> **Work to be completed**
Transcribe the material exactly. Images do not belong in the copy.

**** Dataset excerpt ****

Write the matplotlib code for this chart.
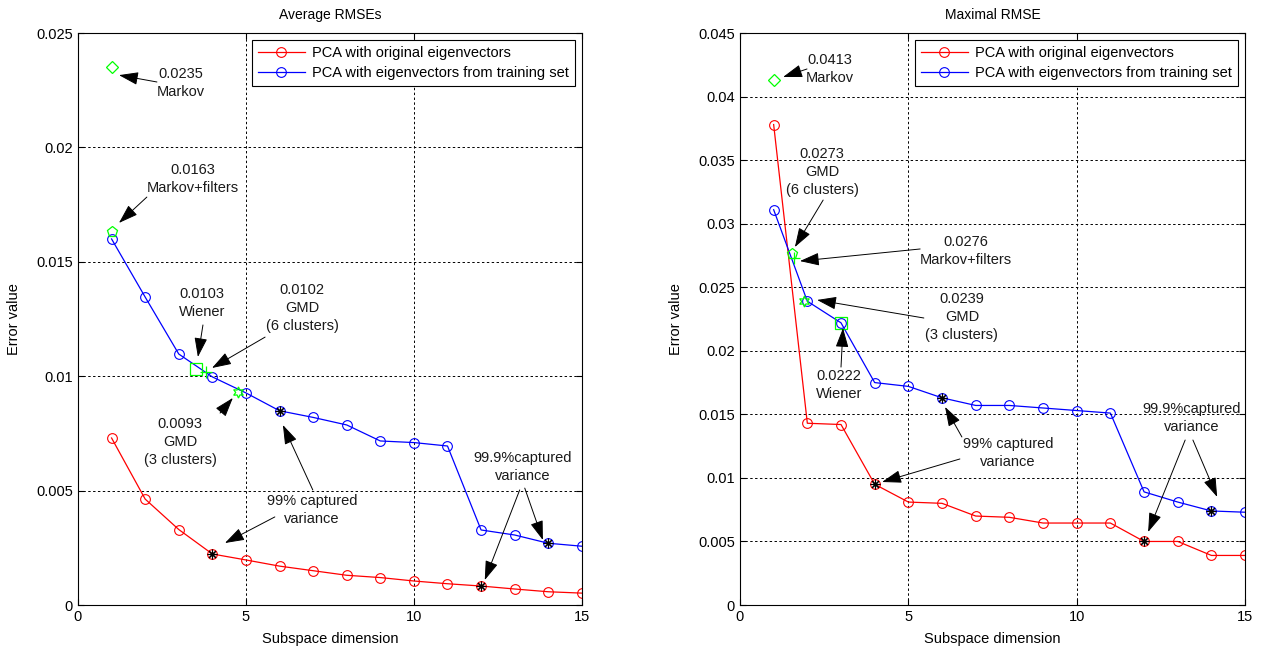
import matplotlib.pyplot as plt
import numpy as np

plt.rcParams['font.family'] = ['Liberation Sans', 'DejaVu Sans']
plt.rcParams['font.size'] = 10

dims = np.arange(1, 16)

# average RMSE per subspace dimension
avg_orig = [0.0073, 0.00463, 0.0033, 0.00223, 0.00197, 0.0017, 0.0015, 0.0013,
            0.0012, 0.00105, 0.00093, 0.00083, 0.0007, 0.00058, 0.00052]
avg_train = [0.0160, 0.01346, 0.01097, 0.00997, 0.00927, 0.00849, 0.0082, 0.00787,
             0.00717, 0.0071, 0.00695, 0.00328, 0.00306, 0.0027, 0.00257]

# maximal RMSE per subspace dimension
max_orig = [0.0378, 0.0143, 0.0142, 0.0095, 0.0081, 0.0080, 0.0070, 0.0069,
            0.00645, 0.00645, 0.00645, 0.0050, 0.0050, 0.0039, 0.0039]
max_train = [0.0311, 0.0239, 0.0222, 0.0175, 0.0172, 0.0163, 0.0157, 0.0157,
             0.0155, 0.0153, 0.0151, 0.0089, 0.0081, 0.0074, 0.0073]

# dimensions where 99% / 99.9% of the variance is captured
var_orig = [4, 12]
var_train = [6, 14]

# other methods (Markov, Markov+filters, Wiener, GMD 6, GMD 3)
avg_ref_x = [1, 1, 3.5, 3.8, 4.75]
avg_ref_y = [0.0235, 0.0163, 0.0103, 0.0102, 0.0093]
max_ref_x = [1, 1.55, 3.0, 1.6, 1.9]
max_ref_y = [0.0413, 0.0276, 0.0222, 0.0273, 0.0239]
ref_markers = ['D', 'p', 's', '+', (6, 1, 0)]
ref_sizes = [6.5, 8, 8.5, 9, 8]

labels = ['PCA with original eigenvectors', 'PCA with eigenvectors from training set']

# text: (label, text centre, [(arrow tail, arrow tip), ...])
avg_notes = [
    ('0.0235\nMarkov', (3.07, 0.02281), [((2.35, 0.02286), (1.22, 0.02316))]),
    ('0.0163\nMarkov+filters', (3.42, 0.01862), [((2.05, 0.01783), (1.22, 0.0167))]),
    ('0.0103\nWiener', (3.69, 0.0132), [((3.72, 0.01224), (3.57, 0.01084))]),
    ('0.0102\nGMD\n(6 clusters)', (6.67, 0.01298), [((5.57, 0.01171), (3.99, 0.01036))]),
    ('0.0093\nGMD\n(3 clusters)', (3.04, 0.00712), [((4.23, 0.00839), (4.61, 0.00905))]),
    ('99% captured\nvariance', (6.96, 0.00415), [((6.99, 0.00503), (6.1, 0.00787)),
                                               ((5.86, 0.00385), (4.375, 0.00271))]),
    ('99.9%captured\nvariance', (13.24, 0.00603), [((13.15, 0.00503), (12.11, 0.00109)),
                                                  ((13.3, 0.00511), (13.84, 0.00284))]),
]
max_notes = [
    ('0.0413\nMarkov', (2.67, 0.04217), [((1.99, 0.04217), (1.28, 0.04154))]),
    ('0.0273\nGMD\n(6 clusters)', (2.44, 0.03406), [((2.47, 0.03186), (1.63, 0.02816))]),
    ('0.0276\nMarkov+filters', (6.71, 0.02785), [((5.35, 0.02801), (1.78, 0.02706))]),
    ('0.0239\nGMD\n(3 clusters)', (6.59, 0.02266), [((5.46, 0.02258), (2.29, 0.024))]),
    ('0.0222\nWiener', (2.94, 0.01731), [((3.0, 0.01872), (3.06, 0.02179))]),
    ('99% captured\nvariance', (7.96, 0.01196), [((6.59, 0.01322), (6.09, 0.01558)),
                                               ((6.53, 0.01149), (4.22, 0.00968))]),
    ('99.9%captured\nvariance', (13.42, 0.01471), [((13.22, 0.01298), (12.12, 0.00574)),
                                                  ((13.45, 0.01298), (14.17, 0.0085))]),
]


def draw(ax, orig, train, ref_x, ref_y, notes, title, ymax):
    ax.plot(dims, orig, color='red', marker='o', mfc='none', ms=7, mew=0.8, lw=0.9,
            label=labels[0])
    ax.plot(dims, train, color='blue', marker='o', mfc='none', ms=7, mew=0.8, lw=0.9,
            label=labels[1])
    for d in var_orig:
        ax.plot(d, orig[d - 1], marker=(8, 2, 0), color='k', ms=7, mew=0.8)
    for d in var_train:
        ax.plot(d, train[d - 1], marker=(8, 2, 0), color='k', ms=7, mew=0.8)
    for x, y, m, s in zip(ref_x, ref_y, ref_markers, ref_sizes):
        ax.plot(x, y, marker=m, color='#00ff00', mfc='none', ms=s, mew=0.9)

    for txt, pos, arrows in notes:
        ax.text(pos[0], pos[1], txt, ha='center', va='center', multialignment='center',
                linespacing=1.35, fontsize=10.5, color='#1a1a1a')
        for tail, tip in arrows:
            ax.annotate('', xy=tip, xytext=tail,
                        arrowprops=dict(arrowstyle='-|>,head_length=1.2,head_width=0.4',
                                        color='k', lw=0.7, mutation_scale=10,
                                        shrinkA=0, shrinkB=0))

    ax.set_xlim(0, 15)
    ax.set_ylim(0, ymax)
    ax.set_xticks([0, 5, 10, 15])
    ax.set_yticks(np.arange(0, ymax + 1e-9, 0.005))
    ax.set_yticklabels([('%g' % v) for v in np.arange(0, ymax + 1e-9, 0.005)])
    ax.grid(True, color='k', linestyle=(0, (2.5, 2.5)), lw=0.7)
    ax.tick_params(direction='in', top=True, right=True, length=4, labelsize=10.5)
    for sp in ax.spines.values():
        sp.set_linewidth(0.8)
    ax.set_title(title, fontsize=10, pad=10)
    ax.set_xlabel('Subspace dimension', fontsize=10.5, labelpad=6)
    ax.set_ylabel('Error value', fontsize=10.5, labelpad=11)
    leg = ax.legend(loc='upper right', fontsize=10.5, handlelength=3.2, borderaxespad=0.5,
                    fancybox=False, edgecolor='k', framealpha=1, labelspacing=0.4,
                    borderpad=0.4, handletextpad=0.5)
    leg.get_frame().set_linewidth(0.8)


fig = plt.figure(figsize=(12.66, 6.5), dpi=100)
ax1 = fig.add_axes([0.0616, 0.0692, 0.398, 0.88])
ax2 = fig.add_axes([0.5845, 0.0692, 0.399, 0.88])

draw(ax1, avg_orig, avg_train, avg_ref_x, avg_ref_y, avg_notes, 'Average RMSEs', 0.025)
draw(ax2, max_orig, max_train, max_ref_x, max_ref_y, max_notes, 'Maximal RMSE', 0.045)

fig.savefig('out.png', dpi=100)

****

> **Full output**
Write the matplotlib code for this chart.
import matplotlib.pyplot as plt
import numpy as np

plt.rcParams['font.family'] = ['Liberation Sans', 'DejaVu Sans']
plt.rcParams['font.size'] = 10

dims = np.arange(1, 16)

# average RMSE per subspace dimension
avg_orig = [0.0073, 0.00463, 0.0033, 0.00223, 0.00197, 0.0017, 0.0015, 0.0013,
            0.0012, 0.00105, 0.00093, 0.00083, 0.0007, 0.00058, 0.00052]
avg_train = [0.0160, 0.01346, 0.01097, 0.00997, 0.00927, 0.00849, 0.0082, 0.00787,
             0.00717, 0.0071, 0.00695, 0.00328, 0.00306, 0.0027, 0.00257]

# maximal RMSE per subspace dimension
max_orig = [0.0378, 0.0143, 0.0142, 0.0095, 0.0081, 0.0080, 0.0070, 0.0069,
            0.00645, 0.00645, 0.00645, 0.0050, 0.0050, 0.0039, 0.0039]
max_train = [0.0311, 0.0239, 0.0222, 0.0175, 0.0172, 0.0163, 0.0157, 0.0157,
             0.0155, 0.0153, 0.0151, 0.0089, 0.0081, 0.0074, 0.0073]

# dimensions where 99% / 99.9% of the variance is captured
var_orig = [4, 12]
var_train = [6, 14]

# other methods (Markov, Markov+filters, Wiener, GMD 6, GMD 3)
avg_ref_x = [1, 1, 3.5, 3.8, 4.75]
avg_ref_y = [0.0235, 0.0163, 0.0103, 0.0102, 0.0093]
max_ref_x = [1, 1.55, 3.0, 1.6, 1.9]
max_ref_y = [0.0413, 0.0276, 0.0222, 0.0273, 0.0239]
ref_markers = ['D', 'p', 's', '+', (6, 1, 0)]
ref_sizes = [6.5, 8, 8.5, 9, 8]

labels = ['PCA with original eigenvectors', 'PCA with eigenvectors from training set']

# text: (label, text centre, [(arrow tail, arrow tip), ...])
avg_notes = [
    ('0.0235\nMarkov', (3.07, 0.02281), [((2.35, 0.02286), (1.22, 0.02316))]),
    ('0.0163\nMarkov+filters', (3.42, 0.01862), [((2.05, 0.01783), (1.22, 0.0167))]),
    ('0.0103\nWiener', (3.69, 0.0132), [((3.72, 0.01224), (3.57, 0.01084))]),
    ('0.0102\nGMD\n(6 clusters)', (6.67, 0.01298), [((5.57, 0.01171), (3.99, 0.01036))]),
    ('0.0093\nGMD\n(3 clusters)', (3.04, 0.00712), [((4.23, 0.00839), (4.61, 0.00905))]),
    ('99% captured\nvariance', (6.96, 0.00415), [((6.99, 0.00503), (6.1, 0.00787)),
                                               ((5.86, 0.00385), (4.375, 0.00271))]),
    ('99.9%captured\nvariance', (13.24, 0.00603), [((13.15, 0.00503), (12.11, 0.00109)),
                                                  ((13.3, 0.00511), (13.84, 0.00284))]),
]
max_notes = [
    ('0.0413\nMarkov', (2.67, 0.04217), [((1.99, 0.04217), (1.28, 0.04154))]),
    ('0.0273\nGMD\n(6 clusters)', (2.44, 0.03406), [((2.47, 0.03186), (1.63, 0.02816))]),
    ('0.0276\nMarkov+filters', (6.71, 0.02785), [((5.35, 0.02801), (1.78, 0.02706))]),
    ('0.0239\nGMD\n(3 clusters)', (6.59, 0.02266), [((5.46, 0.02258), (2.29, 0.024))]),
    ('0.0222\nWiener', (2.94, 0.01731), [((3.0, 0.01872), (3.06, 0.02179))]),
    ('99% captured\nvariance', (7.96, 0.01196), [((6.59, 0.01322), (6.09, 0.01558)),
                                               ((6.53, 0.01149), (4.22, 0.00968))]),
    ('99.9%captured\nvariance', (13.42, 0.01471), [((13.22, 0.01298), (12.12, 0.00574)),
                                                  ((13.45, 0.01298), (14.17, 0.0085))]),
]


def draw(ax, orig, train, ref_x, ref_y, notes, title, ymax):
    ax.plot(dims, orig, color='red', marker='o', mfc='none', ms=7, mew=0.8, lw=0.9,
            label=labels[0])
    ax.plot(dims, train, color='blue', marker='o', mfc='none', ms=7, mew=0.8, lw=0.9,
            label=labels[1])
    for d in var_orig:
        ax.plot(d, orig[d - 1], marker=(8, 2, 0), color='k', ms=7, mew=0.8)
    for d in var_train:
        ax.plot(d, train[d - 1], marker=(8, 2, 0), color='k', ms=7, mew=0.8)
    for x, y, m, s in zip(ref_x, ref_y, ref_markers, ref_sizes):
        ax.plot(x, y, marker=m, color='#00ff00', mfc='none', ms=s, mew=0.9)

    for txt, pos, arrows in notes:
        ax.text(pos[0], pos[1], txt, ha='center', va='center', multialignment='center',
                linespacing=1.35, fontsize=10.5, color='#1a1a1a')
        for tail, tip in arrows:
            ax.annotate('', xy=tip, xytext=tail,
                        arrowprops=dict(arrowstyle='-|>,head_length=1.2,head_width=0.4',
                                        color='k', lw=0.7, mutation_scale=10,
                                        shrinkA=0, shrinkB=0))

    ax.set_xlim(0, 15)
    ax.set_ylim(0, ymax)
    ax.set_xticks([0, 5, 10, 15])
    ax.set_yticks(np.arange(0, ymax + 1e-9, 0.005))
    ax.set_yticklabels([('%g' % v) for v in np.arange(0, ymax + 1e-9, 0.005)])
    ax.grid(True, color='k', linestyle=(0, (2.5, 2.5)), lw=0.7)
    ax.tick_params(direction='in', top=True, right=True, length=4, labelsize=10.5)
    for sp in ax.spines.values():
        sp.set_linewidth(0.8)
    ax.set_title(title, fontsize=10, pad=10)
    ax.set_xlabel('Subspace dimension', fontsize=10.5, labelpad=6)
    ax.set_ylabel('Error value', fontsize=10.5, labelpad=11)
    leg = ax.legend(loc='upper right', fontsize=10.5, handlelength=3.2, borderaxespad=0.5,
                    fancybox=False, edgecolor='k', framealpha=1, labelspacing=0.4,
                    borderpad=0.4, handletextpad=0.5)
    leg.get_frame().set_linewidth(0.8)


fig = plt.figure(figsize=(12.66, 6.5), dpi=100)
ax1 = fig.add_axes([0.0616, 0.0692, 0.398, 0.88])
ax2 = fig.add_axes([0.5845, 0.0692, 0.399, 0.88])

draw(ax1, avg_orig, avg_train, avg_ref_x, avg_ref_y, avg_notes, 'Average RMSEs', 0.025)
draw(ax2, max_orig, max_train, max_ref_x, max_ref_y, max_notes, 'Maximal RMSE', 0.045)

fig.savefig('out.png', dpi=100)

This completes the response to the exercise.